_MATERIAL TO PROCESS_
** Start **

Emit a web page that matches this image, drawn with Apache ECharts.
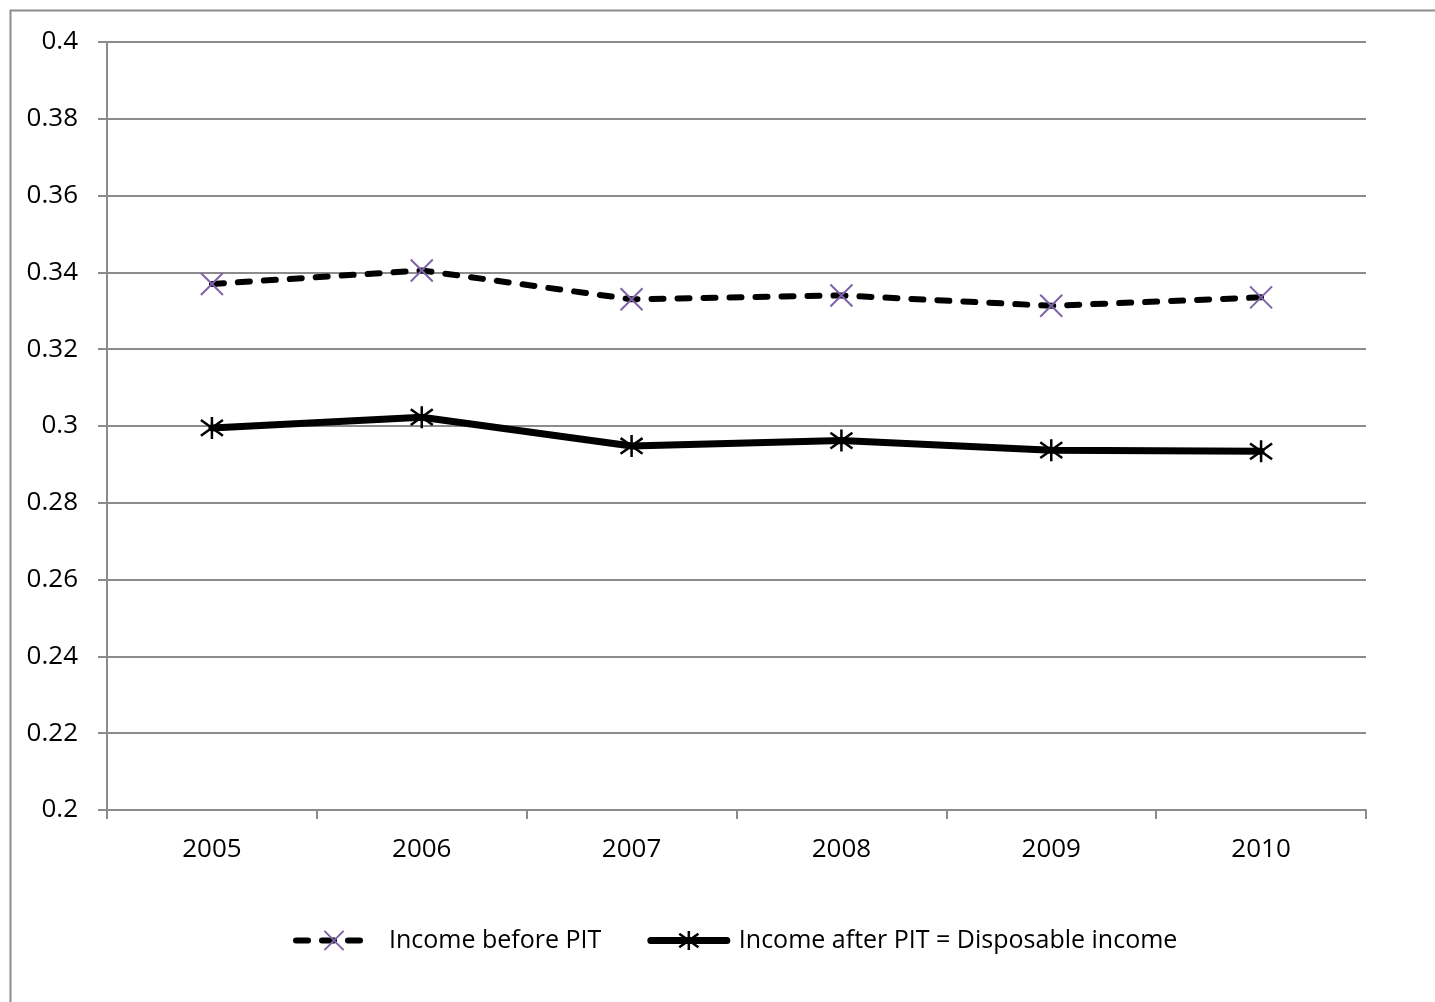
<!DOCTYPE html>
<html><head><meta charset="utf-8">
<script src="https://cdn.jsdelivr.net/npm/echarts@6/dist/echarts.min.js"></script>
<style>html,body{margin:0;padding:0;background:#fff}#c{width:1435px;height:1002px}</style>
</head><body><div id="c"></div>
<script>
const years = ['2005','2006','2007','2008','2009','2010'];
const beforePIT = [0.337, 0.3405, 0.3330, 0.3340, 0.3313, 0.3335];
const afterPIT = [0.2995, 0.3023, 0.2948, 0.2962, 0.2937, 0.2934];
const yTicks = {min: 0.2, max: 0.4, step: 0.02};
const seriesNames = ['Income before PIT', 'Income after PIT = Disposable income'];

const chart = echarts.init(document.getElementById('c'));
const font = '"Open Sans", Lato, sans-serif';
const xSym = 'path://M0,0L10,10M10,0L0,10';
const starSym = 'path://M0,0L10,10M10,0L0,10M5,-2L5,12';
chart.setOption({
  animation: false,
  graphic: [{type:'rect', shape:{x:10.5,y:10.5,width:1440,height:1000}, style:{fill:'none',stroke:'#8c8c8c',lineWidth:2}, silent:true}],
  grid: {left:107, right:69, top:42, bottom:192, containLabel:false},
  xAxis: {type:'category', data: years, boundaryGap:true,
    axisLine:{lineStyle:{color:'#8c8c8c',width:2}},
    axisTick:{show:true, length:9, lineStyle:{color:'#8c8c8c',width:2}},
    axisLabel:{color:'#000', fontSize:26, fontFamily:font, margin:27}},
  yAxis: {type:'value', min:yTicks.min, max:yTicks.max, interval:yTicks.step,
    axisLine:{show:true, lineStyle:{color:'#8c8c8c',width:2}},
    axisTick:{show:true, length:9, lineStyle:{color:'#8c8c8c',width:2}},
    splitLine:{lineStyle:{color:'#8c8c8c',width:2}},
    axisLabel:{color:'#000', fontSize:26, fontFamily:font, margin:29, formatter: v => String(+v.toFixed(2))}},
  legend: {bottom:44, left:288, itemWidth:76, itemHeight:24, itemGap:46,
    textStyle:{color:'#000', fontSize:25, fontFamily:font},
    data:[
      {name: seriesNames[0], lineStyle:{width:6, type:[12,14], cap:'round'}, itemStyle:{borderWidth:2}, textStyle:{padding:[0,0,0,12]}},
      {name: seriesNames[1], lineStyle:{width:7, cap:'round'}, itemStyle:{borderWidth:2.5}, textStyle:{padding:[0,0,0,7]}}
    ]},
  series: [
    {name: seriesNames[0], type:'line', data: beforePIT,
      symbol:xSym, symbolSize:22,
      lineStyle:{color:'#000', width:6, type:[12,14], cap:'round'},
      itemStyle:{color:'none', borderColor:'#7f63a8', borderWidth:2}},
    {name: seriesNames[1], type:'line', data: afterPIT,
      symbol:starSym, symbolSize:22,
      lineStyle:{color:'#000', width:7, cap:'round'},
      itemStyle:{color:'none', borderColor:'#000', borderWidth:2.5}}
  ]
});
</script></body></html>
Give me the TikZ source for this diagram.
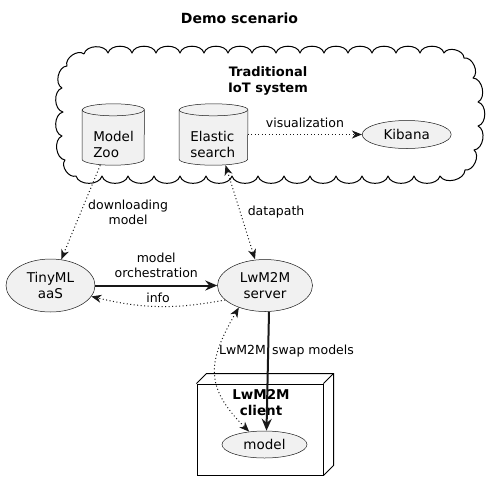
\documentclass[tikz,border=0pt]{standalone}
\usepackage{fontspec}
\setmainfont{DejaVu Sans}
\usetikzlibrary{shapes.geometric, arrows.meta, positioning}
\definecolor{boxgray}{HTML}{F1F1F1}
\definecolor{linegray}{HTML}{181818}
\newcommand{\nodefont}{\fontsize{13.5}{16}\selectfont}
\newcommand{\lblfont}{\fontsize{12.5}{15}\selectfont}
\newcommand{\headfont}{\fontsize{13}{16.5}\selectfont\bfseries}
\tikzstyle{usecase} = [ellipse, draw=linegray, line width=0.5pt, fill=boxgray, inner sep=0pt, align=center, font=\nodefont]
\tikzstyle{dbbox} = [rectangle, minimum height=61pt, inner sep=0pt]
\tikzstyle{dbline} = [draw=linegray, line width=0.5pt, fill=boxgray]
\tikzstyle{dbtext} = [align=left, inner sep=0pt, anchor=west, font=\nodefont]
\tikzstyle{lbl} = [align=center, inner sep=2pt, font=\lblfont]
\tikzstyle{arrow} = [line width=2pt, draw=linegray, -{Stealth[length=12pt, width=10pt, inset=4pt]}]
\tikzstyle{dotarrow} = [line width=1pt, draw=linegray, dash pattern=on 1pt off 2.5pt, -{Stealth[length=10pt, width=8pt, inset=3pt]}]
\tikzstyle{cloudline} = [line width=1pt, draw=black, line join=round]
% database outline round an empty box
\newcommand{\dbshape}[2]{%
  \filldraw[dbline] ([yshift=-6pt]#1.north west) -- ([yshift=6pt]#1.south west)
    arc[start angle=180, end angle=360, x radius=#2pt, y radius=6pt]
    -- ([yshift=-6pt]#1.north east)
    arc[start angle=0, end angle=180, x radius=#2pt, y radius=6pt] -- cycle;
  \draw[dbline, fill=none] ([yshift=-6pt]#1.north west)
    arc[start angle=180, end angle=360, x radius=#2pt, y radius=6pt];}

\begin{document}
\begin{tikzpicture}[x=1pt, y=-1pt]
    \useasboundingbox (0,0) rectangle (493,491);

    \node (title) at (239.5,18) [font=\fontsize{14}{16}\selectfont\bfseries] {Demo scenario};

    % Cloud
    \draw[cloudline] (84,54)
        \foreach \x in {108,132,...,444} { to[bend left=75] (\x,53) }
        to[bend left=75] (464,58) to[bend left=75] (473,78) to[bend left=75] (478,102)
        to[bend left=75] (478,126) to[bend left=75] (474,150) to[bend left=75] (465,170)
        \foreach \x in {440,414,...,76} { to[bend left=75] (\x,176) }
        to[bend left=75] (65,160) to[bend left=75] (62,136) to[bend left=75] (63,112)
        to[bend left=75] (62,88) to[bend left=75] (67,66) to[bend left=75] (84,54);
    \node (cloudlbl) at (268,81) [font=\headfont, align=center] {Traditional\\IoT system};

    % Databases
    \node (zoo) [dbbox, minimum width=62pt] at (113.25,134.5) {};
    \node (elastic) [dbbox, minimum width=68.5pt] at (213.5,134.5) {};
    \dbshape{zoo}{31}
    \dbshape{elastic}{34.25}
    \node (zoolbl) [dbtext] at ([xshift=11pt, yshift=-10pt]zoo.west) {Model\\Zoo};
    \node (elasticlbl) [dbtext] at ([xshift=11pt, yshift=-10pt]elastic.west) {Elastic\\search};
    \node (kibana) [usecase, minimum width=89pt, minimum height=28pt, right=114pt of elastic] {Kibana};

    % Services
    \node (tiny) [usecase, minimum width=89pt, minimum height=53pt] at (50.5,285.5) {TinyML\\aaS};
    \node (server) [usecase, minimum width=95pt, minimum height=52pt, right=122pt of tiny] {LwM2M\\server};

    % Client device
    \node (client) [draw, line width=1pt, minimum width=126pt, minimum height=91pt] at (260,429.5) {};
    \draw[line width=1pt] (client.north west) -- ++(10,-10) -- ([shift={(10,-10)}]client.north east)
        -- ([shift={(10,-10)}]client.south east) -- (client.south east);
    \draw[line width=1pt] (client.north east) -- ++(10,-10);
    \node (clientlbl) at (261,403) [font=\fontsize{13.5}{16}\selectfont\bfseries, align=center] {LwM2M\\client};
    \node (model) [usecase, minimum width=85pt, minimum height=27pt] at (264.5,444.5) {model};

    % ==== Arrows
    \draw [dotarrow] (elastic.east) -- (kibana.west) node[lbl, midway, yshift=12pt] {visualization};
    \draw [dotarrow] ([xshift=-13pt]zoo.south) -- (tiny) node[lbl, pos=0.5, anchor=west, xshift=5pt] {downloading\\model};
    \draw [dotarrow, {Stealth[length=10pt, width=8pt, inset=3pt]}-{Stealth[length=10pt, width=8pt, inset=3pt]}]
        ([xshift=12pt]elastic.south) -- ([xshift=-10pt]server.north)
        node[lbl, midway, anchor=west, xshift=5pt] {datapath};
    \draw [arrow] (tiny.east) -- (server.west) node[lbl, midway, yshift=20pt] {model\\orchestration};
    \draw [dotarrow] (server.200) to[bend left=12] node[lbl, midway, yshift=9pt] {info} (tiny.-15);
    \draw [arrow] ([xshift=4pt]server.south) -- ([xshift=2pt]model.north)
        node[lbl, pos=0.33, anchor=west, xshift=1pt] {swap models};
    \draw [dotarrow, {Stealth[length=10pt, width=8pt, inset=3pt]}-{Stealth[length=10pt, width=8pt, inset=3pt]}]
        (server.220) to[out=240, in=135, looseness=1.3]
        node[lbl, pos=0.3, anchor=west, inner sep=0pt] {LwM2M} (model.140);

\end{tikzpicture}
\end{document}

** End **

_TASK BRIEF_
Give back exactly the lines from the top of the records to the line containing "const seriesNames = ['Income", both included, and no pictures.

_WRITTEN RESPONSE_
Emit a web page that matches this image, drawn with Apache ECharts.
<!DOCTYPE html>
<html><head><meta charset="utf-8">
<script src="https://cdn.jsdelivr.net/npm/echarts@6/dist/echarts.min.js"></script>
<style>html,body{margin:0;padding:0;background:#fff}#c{width:1435px;height:1002px}</style>
</head><body><div id="c"></div>
<script>
const years = ['2005','2006','2007','2008','2009','2010'];
const beforePIT = [0.337, 0.3405, 0.3330, 0.3340, 0.3313, 0.3335];
const afterPIT = [0.2995, 0.3023, 0.2948, 0.2962, 0.2937, 0.2934];
const yTicks = {min: 0.2, max: 0.4, step: 0.02};
const seriesNames = ['Income before PIT', 'Income after PIT = Disposable income'];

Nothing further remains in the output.